Thursday, May 15, 2008

Public Restrooms At The Mall

KELLY VENTURA -- CLERGY COMEDY

I don't like crowds. I don't like people. Well...wait a minute....I do like people. I have a burden for people...I just don't think I have to be AROUND people. I don't like a bunch of people around me especially at the mall.

I don't like the public restrooms there, because when you walk in...nobody makes eye contact...it's like you're in prison. And what is it about public restrooms that turns me into a whistler? I whistle! I never whistle...at all! And yet when I go into the public restroom it's like...the opening theme to the Andy Griffith show! I get so musical...it's like..at any moment Julie Andrews is going to burst in spinnning around and singing!

And everything in the public restroom now is motion controlled. What is that? Do I have to be a member of the sign team to use the facility now? I'm the only one in the mall headed toward the restroom wearing white gloves and carrying a blacklight. "Arise...my love!"

Another reason that I can't use the public restroom in the mall is because there's cameras everywhere in the mall. That guy sits there behind all those screens watching all the cameras...moving them around. It freaks me out.
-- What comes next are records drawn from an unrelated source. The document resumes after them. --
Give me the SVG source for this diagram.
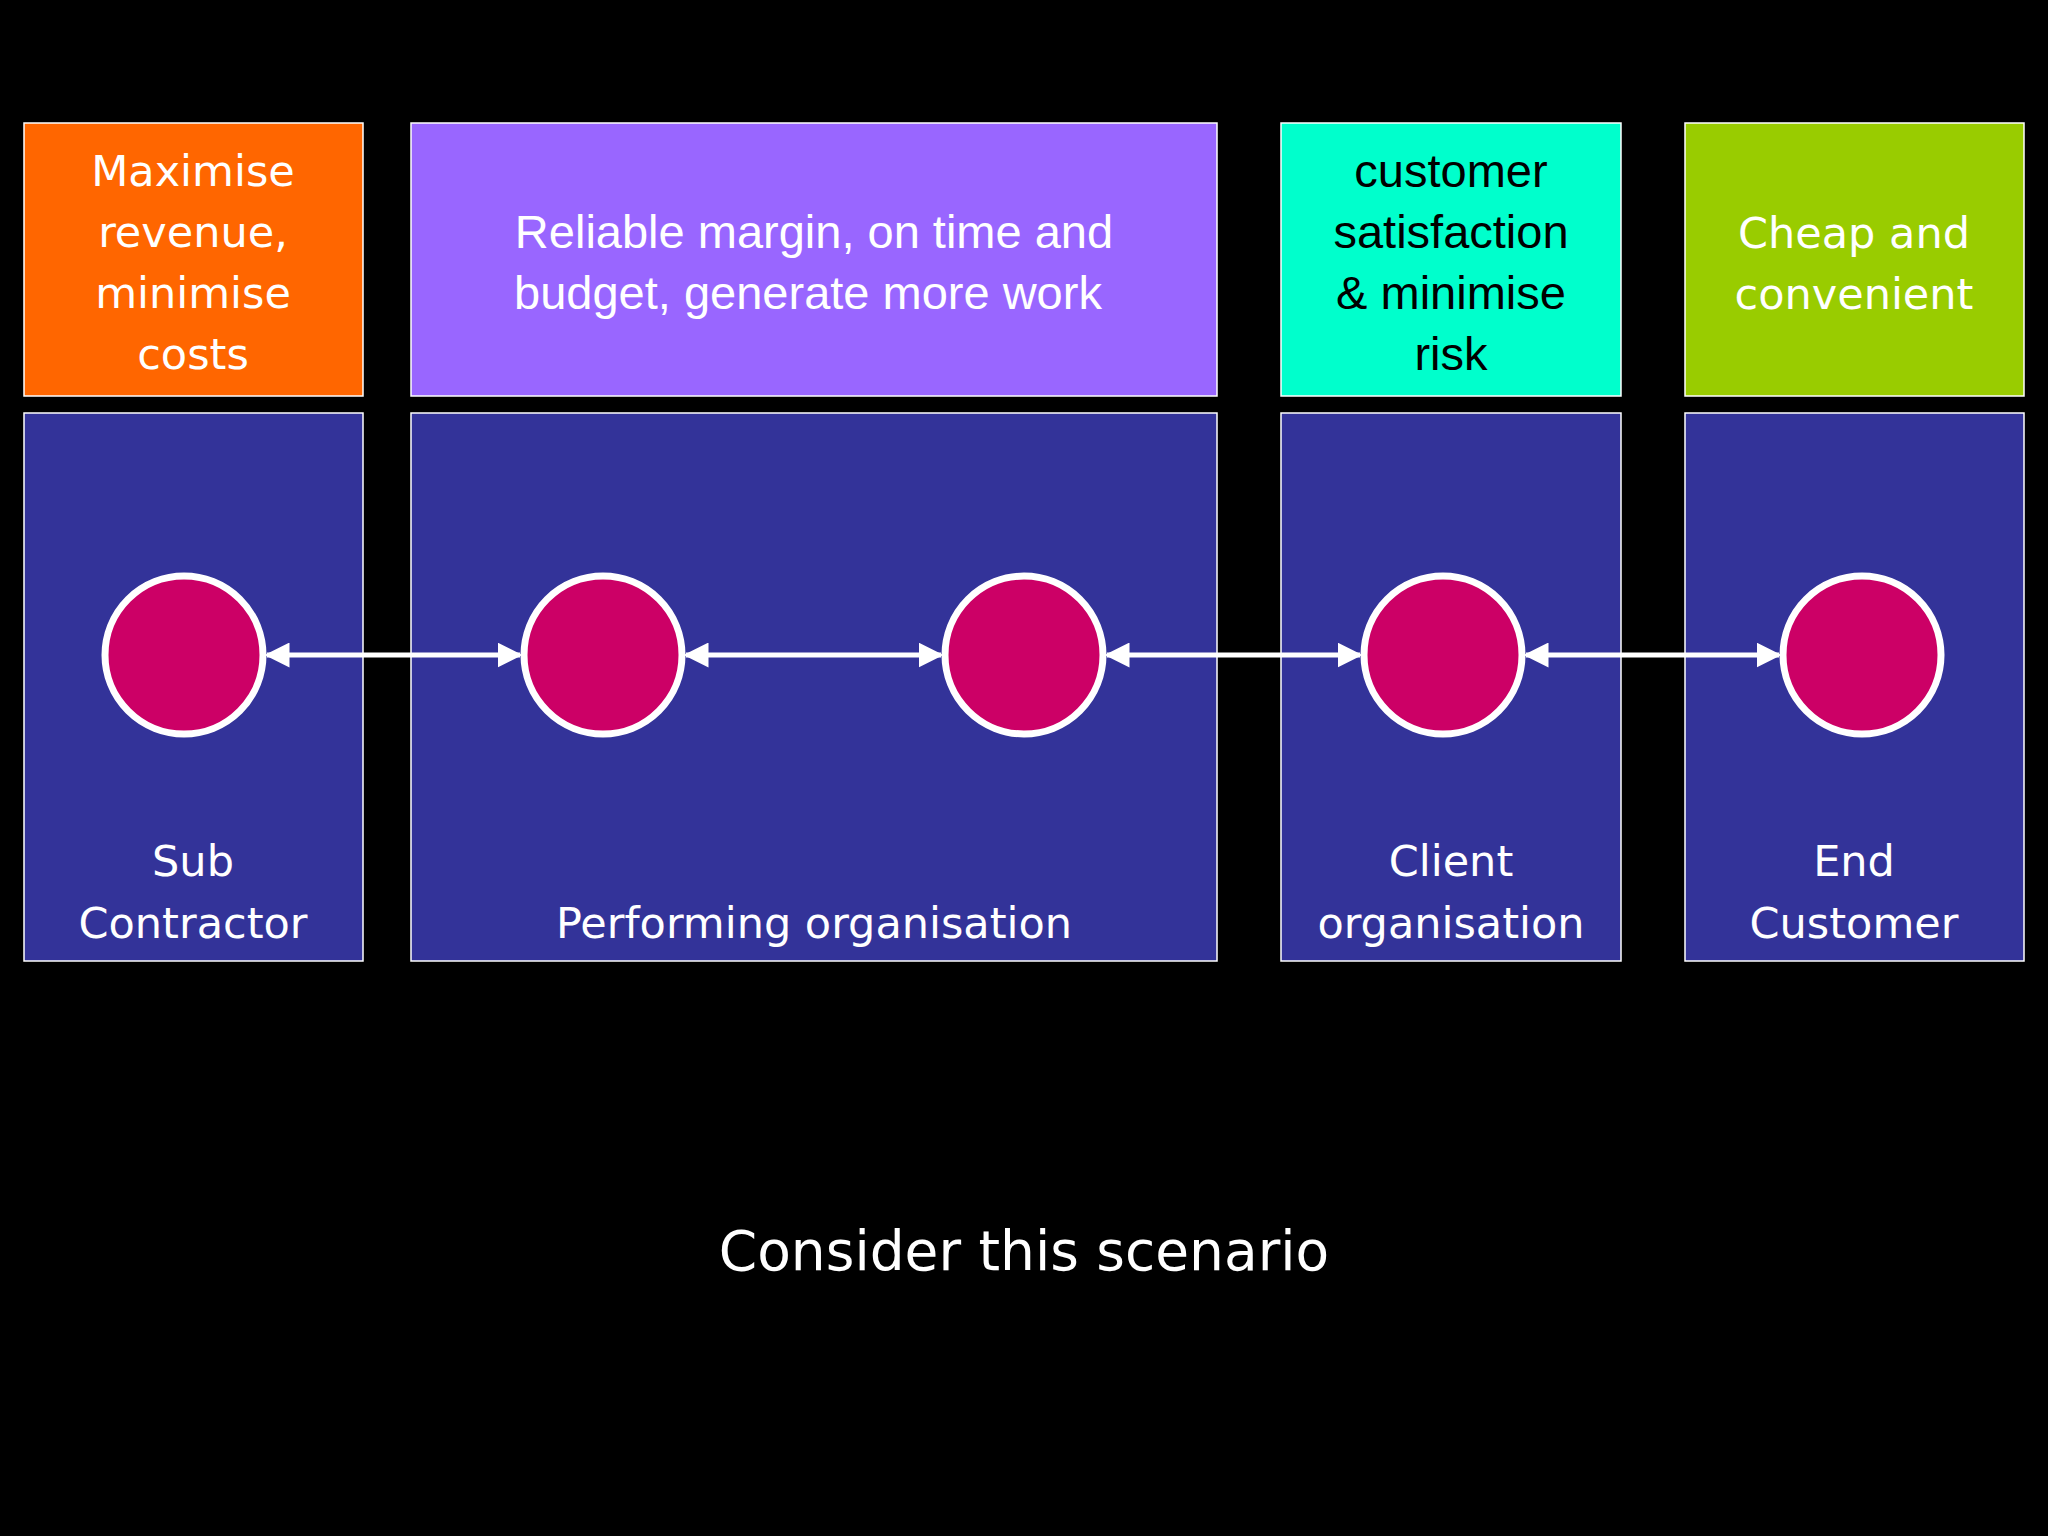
<svg xmlns="http://www.w3.org/2000/svg" width="2048" height="1536" viewBox="0 0 2048 1536">
<style>
.top{stroke:#ffffff;stroke-width:1.5}
.blue{fill:#333399;stroke:#ffffff;stroke-width:1.5}
.c{fill:#CC0066;stroke:#ffffff;stroke-width:7}
.t{font-family:"Liberation Sans",Arial,sans-serif;font-size:47px;text-anchor:middle}
.d{font-family:"DejaVu Sans",Verdana,sans-serif;font-size:43px;text-anchor:middle;fill:#ffffff}
.a{stroke:#ffffff;stroke-width:5;fill:none;marker-start:url(#h);marker-end:url(#h)}
</style>
<defs>
<marker id="h" viewBox="0 0 10 10" refX="9" refY="5" markerWidth="5" markerHeight="5" orient="auto-start-reverse" markerUnits="strokeWidth"><path d="M0,0 L10,5 L0,10 z" fill="#ffffff"/></marker>
</defs>
<rect width="2048" height="1536" fill="#000000"/>
<g id="goal-sub"><rect class="top" x="24" y="123" width="339" height="273" fill="#FF6600"/>
<text class="d" font-size="47" fill="#fff" x="193" y="186">Maximise</text><text class="d" x="193" y="247">revenue,</text><text class="d" x="193" y="308">minimise</text><text class="d" x="193" y="369">costs</text></g>
<g id="goal-perf"><rect class="top" x="411" y="123" width="806" height="273" fill="#9966FF"/>
<text class="t" fill="#fff" x="814" y="248">Reliable margin, on time and</text><text class="t" fill="#fff" x="808" y="309">budget, generate more work</text></g>
<g id="goal-client"><rect class="top" x="1281" y="123" width="340" height="273" fill="#00FFCC"/>
<text class="t" fill="#000" x="1451" y="187">customer</text><text class="t" fill="#000" x="1451" y="248">satisfaction</text><text class="t" fill="#000" x="1451" y="309">&amp; minimise</text><text class="t" fill="#000" x="1451" y="370">risk</text></g>
<g id="goal-end"><rect class="top" x="1685" y="123" width="339" height="273" fill="#99CC00"/>
<text class="d" x="1854" y="248">Cheap and</text><text class="d" x="1854" y="309">convenient</text></g>
<g id="sub"><rect class="blue" x="24" y="413" width="339" height="548"/><text class="d" x="193" y="876">Sub</text><text class="d" x="193" y="938">Contractor</text></g>
<g id="perf"><rect class="blue" x="411" y="413" width="806" height="548"/><text class="d" x="814" y="938">Performing organisation</text></g>
<g id="client"><rect class="blue" x="1281" y="413" width="340" height="548"/><text class="d" x="1451" y="876">Client</text><text class="d" x="1451" y="938">organisation</text></g>
<g id="end"><rect class="blue" x="1685" y="413" width="339" height="548"/><text class="d" x="1854" y="876">End</text><text class="d" x="1854" y="938">Customer</text></g>
<g id="connectors">
<line class="a" x1="267" y1="655" x2="520" y2="655"/>
<line class="a" x1="686" y1="655" x2="941" y2="655"/>
<line class="a" x1="1107" y1="655" x2="1360" y2="655"/>
<line class="a" x1="1526" y1="655" x2="1779" y2="655"/>
</g>
<g id="n1"><circle class="c" cx="184" cy="655" r="79"/></g>
<g id="n2"><circle class="c" cx="603" cy="655" r="79"/></g>
<g id="n3"><circle class="c" cx="1024" cy="655" r="79"/></g>
<g id="n4"><circle class="c" cx="1443" cy="655" r="79"/></g>
<g id="n5"><circle class="c" cx="1862" cy="655" r="79"/></g>
<text class="d" font-size="55" x="1024" y="1270" style="font-size:55px">Consider this scenario</text>
</svg>
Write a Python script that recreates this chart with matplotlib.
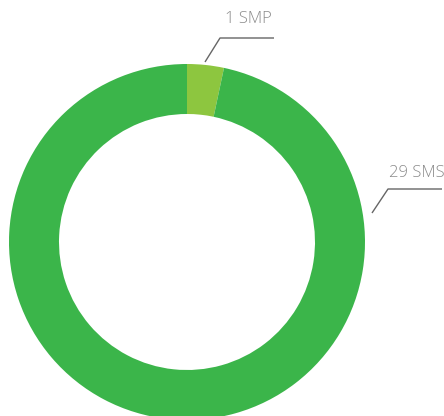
import matplotlib
matplotlib.use("Agg")
import matplotlib.pyplot as plt

labels = ["1 SMP", "29 SMS"]
values = [1, 29]
colors = ["#8dc63f", "#3bb54a"]

W, H = 444, 416
fig = plt.figure(figsize=(W / 100, H / 100), dpi=100)
ax = fig.add_axes([0, 0, 1, 1])
ax.set_xlim(0, W)
ax.set_ylim(0, H)
ax.set_aspect("equal")
ax.axis("off")

cx, cy, R = 187, 174, 178
ax.pie(values, colors=colors, startangle=90, counterclock=False,
       center=(cx, cy), radius=R, wedgeprops=dict(width=50, linewidth=0),
       frame=True)
ax.set_xlim(0, W)
ax.set_ylim(0, H)
ax.axis("off")

line_kw = dict(color="#666666", lw=1.0, solid_capstyle="butt")
# label 1
ax.plot([205, 220, 274], [H - 62, H - 38, H - 38], **line_kw)
ax.text(248, H - 19, labels[0], ha="center", va="center", color="#8a8a8a",
        fontsize=12, family="Open Sans", fontweight="light")
# label 2
ax.plot([372, 388, 442], [H - 213, H - 189, H - 189], **line_kw)
ax.text(417, H - 173, labels[1], ha="center", va="center", color="#8a8a8a",
        fontsize=12, family="Open Sans", fontweight="light")

fig.savefig("out.png", dpi=100)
And when I go into the mall restroom...in my paranoid mind I think that there's like a camera somewhere, and as soon as I close that little door behind me...I've suddenly become a part of like some freakish hidden camera game show. Like a big screen comes down and somewhere in New York there's like a studio audience with a host that says, "We've secretly replaced the toilet paper roller...with a HIDDEN CAMERA! LET'S WATCH THE FUN!" People are calling in to vote...

And I get paranoid when someone else walks in to wash their hands. I want them to know someone else is in here. So I do that little clearing of the throat thing...that like...Animal Kingdom warning thing in the back of my throat. I want them to know they're not alone. I don't want to be privy...to some murder assasination plot. Because that's how it always happens. The bad guys meet in the Men's Restroom and hatch their scheme...and then there's always some idiot in the stall who overhears everything and who they eventually have to kill. That's not how I want to die. In a public restroom at South Coast Plaza.

And I'm paranoid when someone closes the door next to me...you know...what do you say? My insecurity and paranoia compels me to say something! I have to converse. And so the other day someone was in the next little stall and I said..."Nice shoes!" What do you say?

Anyway..that's a glimpse into my paranoid world!